Bill Hamblin (2012) suggests that the etymology is a form of HEBREW zerem “flowing water, rain,” and that ZORAM is not simply a “servant,” but a “slave” to LABAN, since HEBREW ʿebed means both, and since NEPHI convinces ZORAM to take an oath to join the Lehite clan so that he will then be free and no longer a slave (1 Nephi 4:33). If ZORAM is LABAN’s slave, then his name might very well reflect foreign nationality (ISRAELITES were not allowed to hold other ISRAELITES in slavery in perpetuity), and the possibility that he was Tyrian might help explain the tendency to heresy of the much later ZORAMITES.

Cf. EGYPTIAN divine name zrm Lexikon der ägyptischen Götter und Götterbezeichnungen, 6:431; see also the variant name of zrm', rks, that appears in the Book of the Dead, utterance 39 S 5.


See Book of Mormon ZORAMITE(S).

Cf. Book of Mormon ZERAM, CEZORAM, SEEZORAM, ZEEZROM, ESROM, EZROM/EZRUM, AMINADI, AMINADAB, AMMAH.
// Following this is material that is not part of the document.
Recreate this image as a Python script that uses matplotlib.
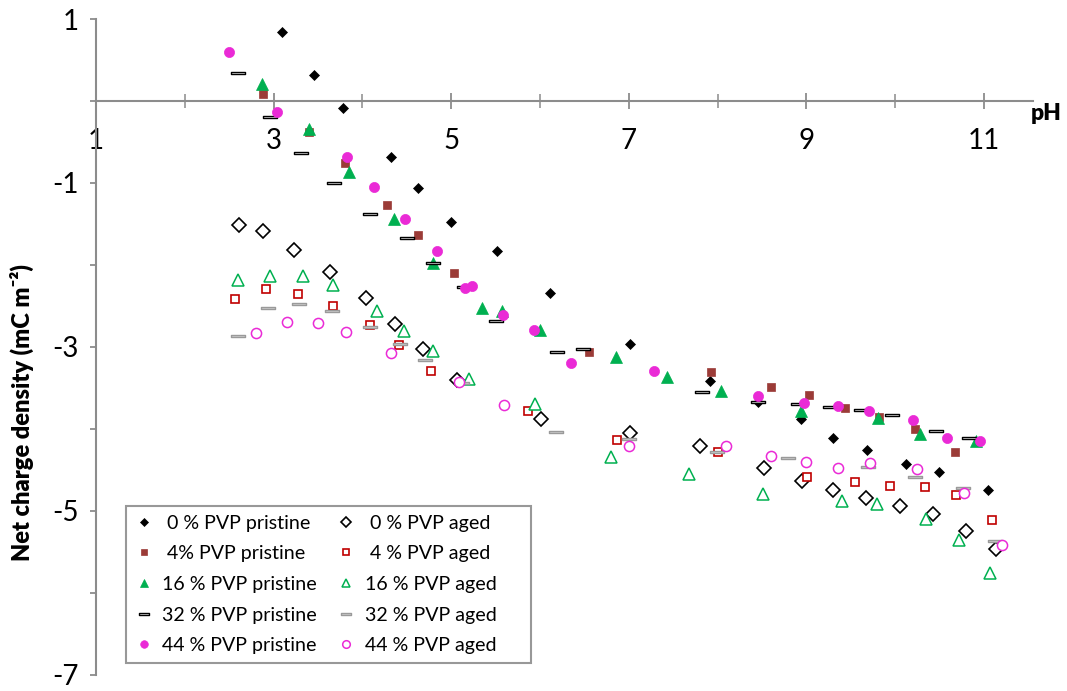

See also Zoram / Zorum Variants

Deseret Alphabet: 𐐞𐐄𐐡𐐊𐐣 (zoʊrʌm)

Notes


  1. Pap Anastasi I, 21, 1, Urkunden IV:891, El Amarna Letters; cf. the EGYPTIAN root word dri(t), drry “wall, siege-wall”; drw “walls; boundary.”
  2. Margaret Barker. Temple Mysticism: An Introduction. (London: SPCK Publishing, 2011), 120-121, 136, suggests that HEBREW ṣûr in these instances actually means “form, essence; engraved archetype; Invisible One” (Deuteronomy 32:4, 15; 2 Samuel 23:3; Isaiah 44:8; 4Q405:19), like HEBREW děmût, the “invisible reality” in the Holy of Holies – upon which physical realization is based.